Manning’s equation is one of the most commonly used formulas on the FE Environmental exam. For rectangular channels, the geometry calculations are straightforward, but watch for trapezoidal or circular cross-sections where the area and wetted perimeter formulas are more involved. The roughness coefficient n = 0.013 is typical for finished concrete; natural channels with vegetation or irregularities have much higher n values (0.03–0.05), which significantly reduce discharge capacity.

Answer: B

Leachate generation is calculated using a water balance approach:

\( L = P \times A \times \text{PERC} \)

Where P = precipitation, A = area, and PERC = fraction that percolates.

Step 1: Convert precipitation to meters:

\( P = 1{,}200 \text{ mm} = 1.2 \text{ m/year} \)

Step 2: Calculate the total volume of precipitation falling on the landfill:

\( V_{precip} = P \times A = 1.2 \times 50{,}000 = 60{,}000 \text{ m}^3/\text{year} \)

Step 3: Calculate the leachate volume (25% percolation):

\( L = 0.25 \times 60{,}000 = \textbf{15,000 m}^3\textbf{/year} \)

This is approximately 41 m³/day of leachate that must be collected and treated. In practice, the percolation fraction depends on cover design, waste density, and climate. The EPA HELP (Hydrologic Evaluation of Landfill Performance) model is used for more detailed analysis. On the FE exam, these problems are straightforward water balance calculations.

Answer: C

For a CSTR with first-order decay, the effluent concentration is:

\( C_{out} = \frac{C_{in}}{1 + k\tau} \)

Step 1: Rearrange to solve for the detention time \( \tau \):

\( 1 + k\tau = \frac{C_{in}}{C_{out}} \)

\( k\tau = \frac{C_{in}}{C_{out}} - 1 \)

\( \tau = \frac{1}{k}\left(\frac{C_{in}}{C_{out}} - 1\right) \)

Step 2: Substitute the given values:

\( \tau = \frac{1}{0.5}\left(\frac{10{,}000}{100} - 1\right) \)

\( \tau = 2 \times (100 - 1) = 2 \times 99 = \textbf{198 min} \)

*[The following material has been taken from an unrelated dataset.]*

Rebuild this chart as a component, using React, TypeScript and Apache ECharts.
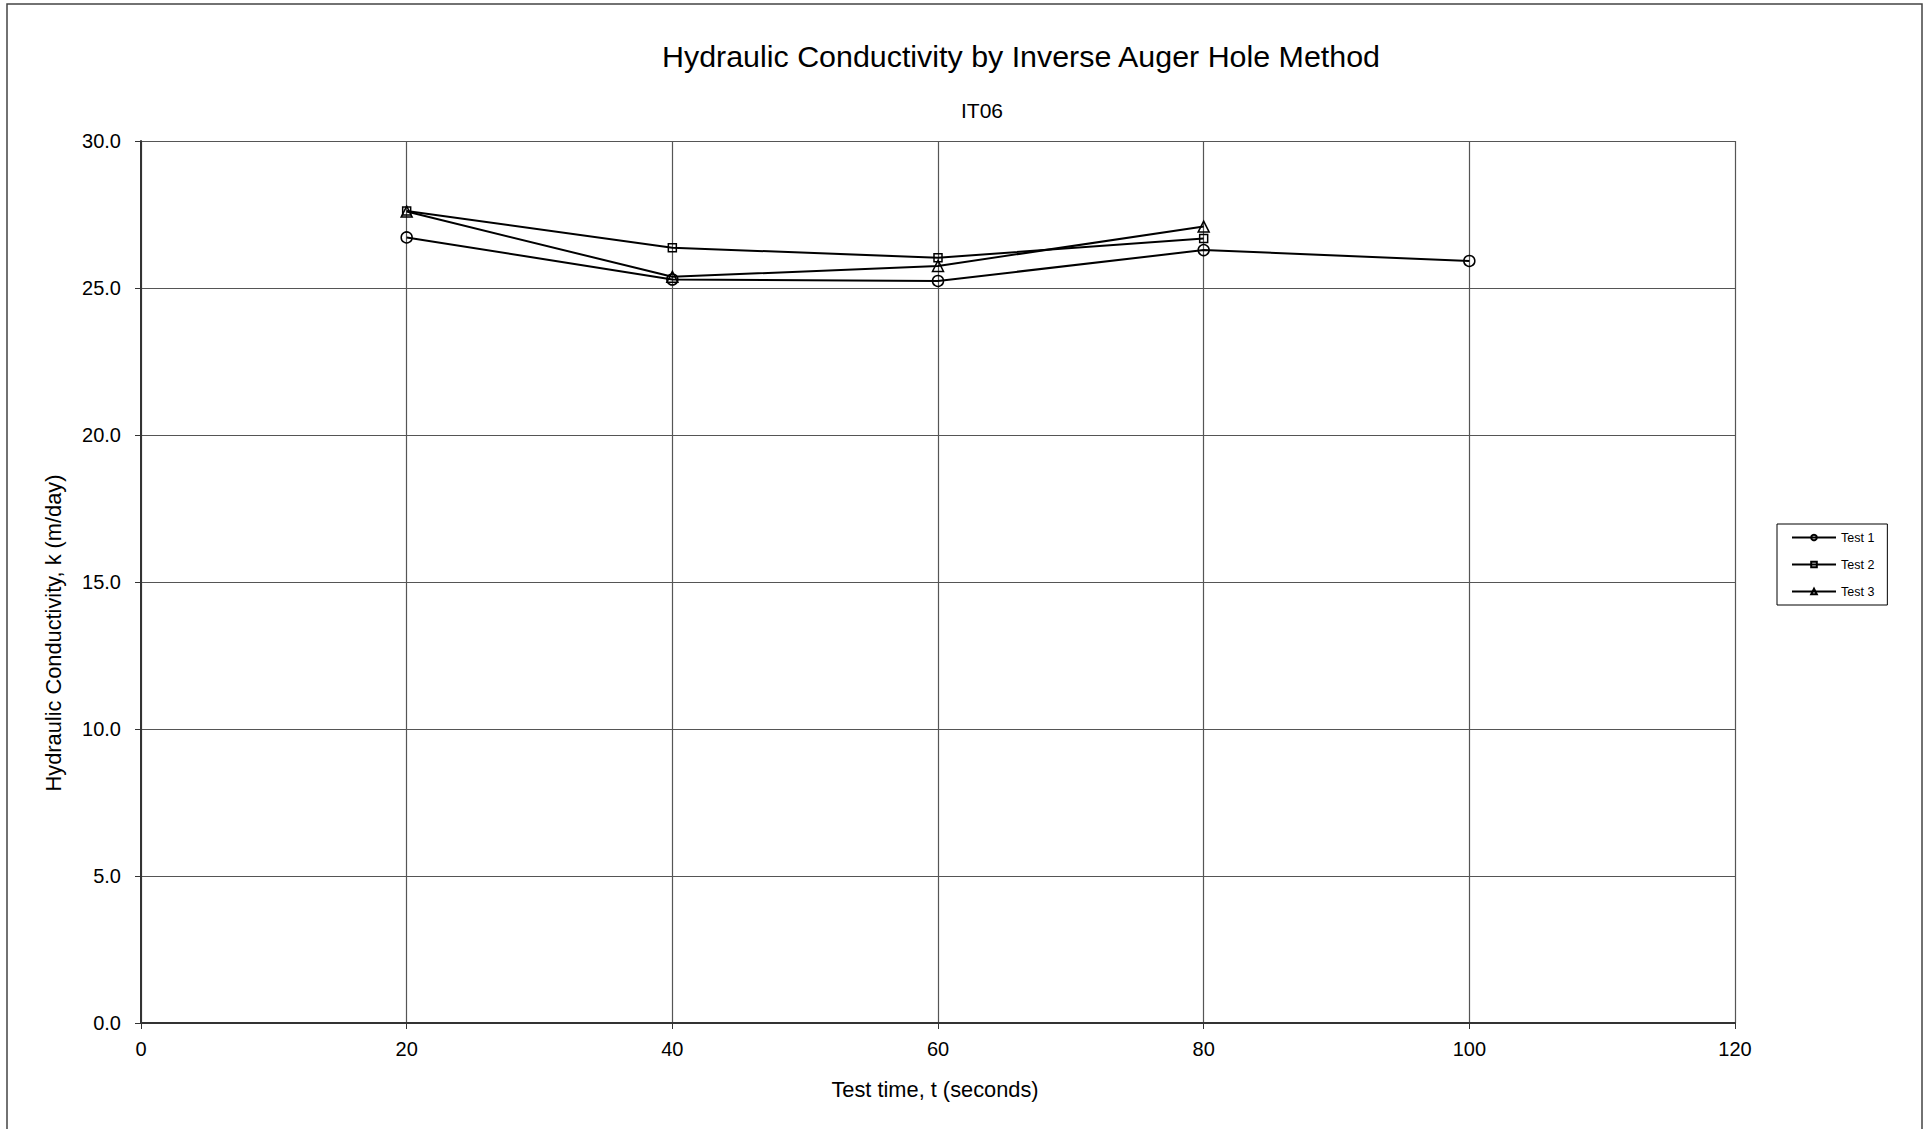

Note how much detention time the CSTR requires for 2-log removal (99% removal). For comparison, a plug flow reactor (PFR) with the same k would achieve the same removal in: \( \tau = -\ln(C_{out}/C_{in})/k = -\ln(0.01)/0.5 = 4.605/0.5 = 9.2 \) min. This dramatic difference (198 min vs. 9.2 min) illustrates why PFRs are far more efficient than CSTRs for disinfection. Answer choice A corresponds to the PFR solution — a common trap on the exam.

Answer: A

Step 1: Calculate the total heat input required:

\( Q_{in} = \frac{P_{out}}{\eta} = \frac{500 \text{ MW}}{0.35} = 1{,}428.6 \text{ MW} = 1{,}428{,}600 \text{ kJ/s} \)

Step 2: Calculate the coal consumption rate:

\( \dot{m}_{coal} = \frac{Q_{in}}{HV} = \frac{1{,}428{,}600}{25{,}000} = 57.14 \text{ kg/s} \)

Step 3: Calculate the carbon combustion rate:

\( \dot{m}_C = 0.65 \times 57.14 = 37.14 \text{ kg/s} \)

Step 4: Convert carbon to CO₂ using stoichiometry:

C + O₂ → CO₂

12 kg C produces 44 kg CO₂

\( \dot{m}_{CO_2} = 37.14 \times \frac{44}{12} = 37.14 \times 3.667 = \textbf{136.1 kg/s} \)

This corresponds to approximately 4.3 million tonnes of CO₂ per year if the plant runs continuously. This type of problem combines thermodynamics, stoichiometry, and environmental impact assessment — a classic cross-topic FE Environmental question. Note that answer choice D (57 kg/s) is the coal consumption rate, not the CO₂ rate — another common trap.